By Ceri Woolsgrove, ECF Policy officer, Road safety, Member news, News, 27.07.2012
The Spanish government is looking at implementing a compulsory helmet laws. This could be disastrous for cycling and also Spain’s successful bike share schemes, explains Ceri Woolsgrove.
Spain’s Directorate General of Traffic is introducing helmet legislation.
This would be a disaster for Spain’s increasing cycling numbers, and consequently for the safety of their cyclists. It has been consistently shown that higher numbers of cyclists brings safer cycling for each individual cyclist. Several case studies point towards helmet legislation dramatically reduces cycling numbers and it can have the counterintuitive result of actually increasing the risk for cyclists.
Spanish bicycle advocates based in Seville “A Contramano: Asamblea Ciclista de Sevilla” told me the following;
“All of the countries with the highest levels of bicycle use and the lowest risks per kilometre cycled (The Netherlands, Denmark, Germany…) have chosen to create safer road conditions rather than promote the wearing of cycle helmets. In contrast, countries where bicycle helmets are compulsory (Australia, New Zealand…) have seen a large fall in the number of cyclists, with only a small drop in the number of serious head injuries.”

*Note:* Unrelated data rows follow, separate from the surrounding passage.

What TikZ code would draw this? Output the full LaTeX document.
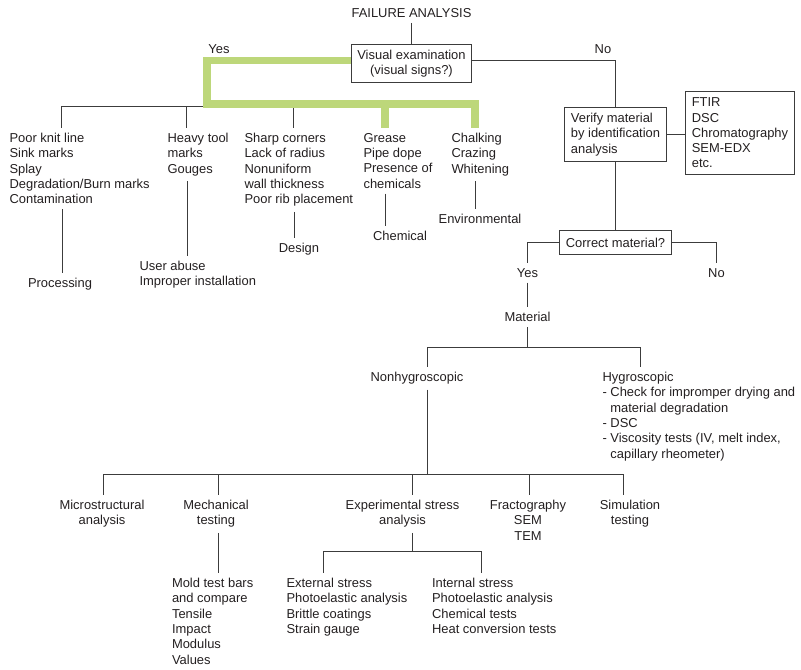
\documentclass[tikz,border=0pt]{standalone}
\usepackage{fontspec}
\setmainfont{Liberation Sans}
\definecolor{ink}{HTML}{231F20}
\definecolor{wire}{HTML}{3C3C3C}
\definecolor{yesgreen}{RGB}{189,215,122}

\begin{document}
\begin{tikzpicture}
  [x=0.75pt, y=-0.75pt, font=\fontsize{9.7}{11.45}\selectfont,
   color=wire, text=ink, line width=0.8pt,
   lnode/.style={inner sep=0pt, outer ysep=4pt, align=left, anchor=north west},
   cnode/.style={inner sep=0pt, outer ysep=4pt, align=center, anchor=north},
   lab/.style={inner sep=0pt, anchor=base},
   ebox/.style={draw=wire, inner xsep=4.6pt, inner ysep=4pt},
   hilite/.style={draw=yesgreen, line width=5.3pt, line join=miter}]
  \useasboundingbox (0,0) rectangle (801,670);

  % top of the tree
  \node [cnode] (title) at (411.5,3) {FAILURE ANALYSIS};
  \node [ebox, align=center] (vis) at (411.5,63.5) {Visual examination\\(visual signs?)};
  \node [lab] (yes1) at (219,54) {Yes};
  \node [lab] (no1) at (603,54) {No};

  % visual signs
  \node [lnode] (knit) at (9,128) {Poor knit line\\Sink marks\\Splay\\Degradation/Burn marks\\Contamination};
  \node [lnode] (heavy) at (167,128) {Heavy tool\\marks\\Gouges};
  \node [lnode] (sharp) at (244,128) {Sharp corners\\Lack of radius\\Nonuniform\\wall thickness\\Poor rib placement};
  \node [lnode] (grease) at (363,128) {Grease\\Pipe dope\\Presence of\\chemicals};
  \node [lnode] (chalk) at (451,128) {Chalking\\Crazing\\Whitening};

  \node [cnode] (processing) at (60,273) {Processing};
  \node [lnode] (abuse) at (139,256) {User abuse\\Improper installation};
  \node [cnode] (design) at (299,238) {Design};
  \node [cnode] (chemical) at (400,226) {Chemical};
  \node [cnode] (environ) at (480,209) {Environmental};

  % material check
  \node [ebox, align=left] (verify) at (615.5,134.5) {Verify material\\by identification\\analysis};
  \node [ebox, align=left, inner ysep=4.8pt] (tools) at (740,133) {FTIR\\DSC\\Chromatography\\SEM-EDX\\etc.};
  \node [ebox, minimum height=18pt] (correct) at (615.5,242.5) {Correct material?};
  \node [cnode] (yes2) at (527.5,263) {Yes};
  \node [cnode] (no2) at (716.5,263) {No};
  \node [cnode] (material) at (527.5,307) {Material};
  \node [cnode] (nonhyg) at (417,367) {Nonhygroscopic};
  \node [lnode] (hyg) at (602,367) {Hygroscopic\\- Check for impromper drying and\\\phantom{- }material degradation\\- DSC\\- Viscosity tests (IV, melt index,\\\phantom{- }capillary rheometer)};

  % tests
  \node [cnode] (micro) at (102,495) {Microstructural\\analysis};
  \node [cnode] (mech) at (216,495) {Mechanical\\testing};
  \node [cnode] (exper) at (402.5,495) {Experimental stress\\analysis};
  \node [cnode] (fracto) at (528,495) {Fractography\\SEM\\TEM};
  \node [cnode] (simul) at (630,495) {Simulation\\testing};
  \node [lnode] (mold) at (171.5,573) {Mold test bars\\and compare\\Tensile\\Impact\\Modulus\\Values};
  \node [lnode] (ext) at (286,573) {External stress\\Photoelastic analysis\\Brittle coatings\\Strain gauge};
  \node [lnode] (int) at (431.5,573) {Internal stress\\Photoelastic analysis\\Chemical tests\\Heat conversion tests};

  \foreach \x [count=\i] in {61.5,186.5,293.5,385,475}
    \coordinate (t\i) at (\x,106.5);
  \foreach \x [count=\i] in {103.5,218.5,412.5,529.5,623.5}
    \coordinate (b\i) at (\x,474.5);
  \coordinate (g) at (207,104);
  \coordinate (hb1) at (427.5,347.5);
  \coordinate (hb2) at (640.5,347.5);
  \coordinate (e1) at (323.5,551.5);
  \coordinate (e2) at (481.5,551.5);

  % connectors
  \draw (title) -- (vis);
  \draw ([yshift=2pt]vis.east) -| (verify.north);
  \draw (t1) -- (t5);
  \foreach \i/\a/\b in {1/knit/processing, 2/heavy/abuse, 3/sharp/design, 4/grease/chemical, 5/chalk/environ} {
    \draw (t\i) -- (t\i |- \a.north);
    \draw ([xshift=0.4pt]t\i |- \a.south) -- ([xshift=0.4pt]t\i |- \b.north);
  }
  \draw [hilite] ([yshift=2pt]vis.west) -| (g) -| (t5 |- chalk.north);
  \draw [hilite] (g -| t4) -- (t4 |- grease.north);

  \draw (verify.east) -- (verify.east -| tools.west);
  \draw (verify) -- (correct);
  \draw (correct.west) -| (yes2.north);
  \draw (correct.east) -| (no2.north);
  \draw (yes2) -- (material);
  \draw (material.south) -- (material.south |- hb1);
  \draw (hb1) -- (hb2);
  \draw (hb1) -- (hb1 |- nonhyg.north);
  \draw (hb2) -- (hb2 |- hyg.north);
  \draw (hb1 |- nonhyg.south) -- (hb1 |- b1);

  \draw (b1) -- (b5);
  \foreach \i/\n in {1/micro, 2/mech, 3/exper, 4/fracto, 5/simul}
    \draw (b\i) -- (b\i |- \n.north);
  \draw (b2 |- mech.south) -- (b2 |- mold.north);
  \draw (b3 |- exper.south) -- (b3 |- e1);
  \draw (e1) -- (e2);
  \draw (e1) -- (e1 |- ext.north);
  \draw (e2) -- (e2 |- int.north);
\end{tikzpicture}
\end{document}
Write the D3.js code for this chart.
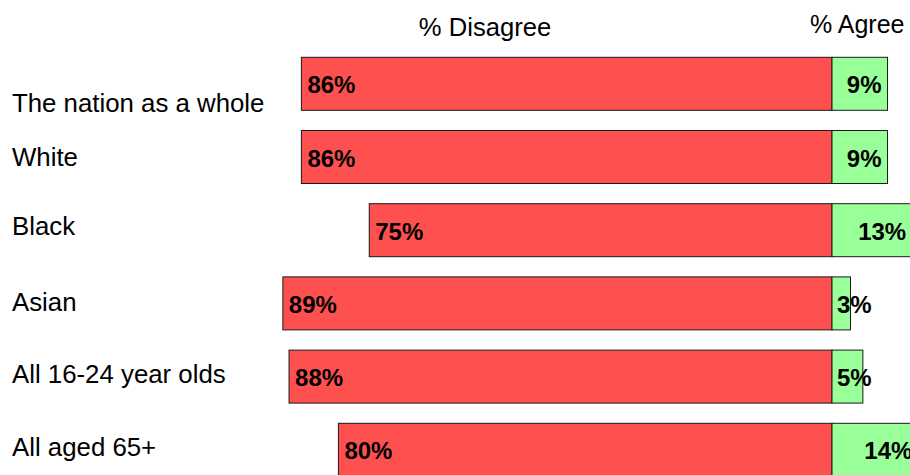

This loss of cycling numbers also has an effect on public health. One recent researcher has shown that even with a small drop in cycling numbers of 1-2% because of helmet legislation leads to an overall health ‘disbenefit’ even taking into account any decrease in head injuries.
It will also have a huge impact on Spain’s blossoming public bike sharing schemes. These schemes are highly allergic to any type of helmet legislation, and wastes all the investment and good work that goes into their creation. At the moment there are about 74 public bike sharing schemes in Spain, both big and small. Experience from around the world shows that cycle helmet legislation has a disastrous effect on them.
A €4.86 billion loss to the economy!
And let’s not forget all the bicycle tourists that go to Spain each year on holidays. They will not want to be bringing helmets with them and in consequence may forget to bring their wallets! Let’s not forget that cycling tourism in Spain is worth an estimated €4.86 billion per annum.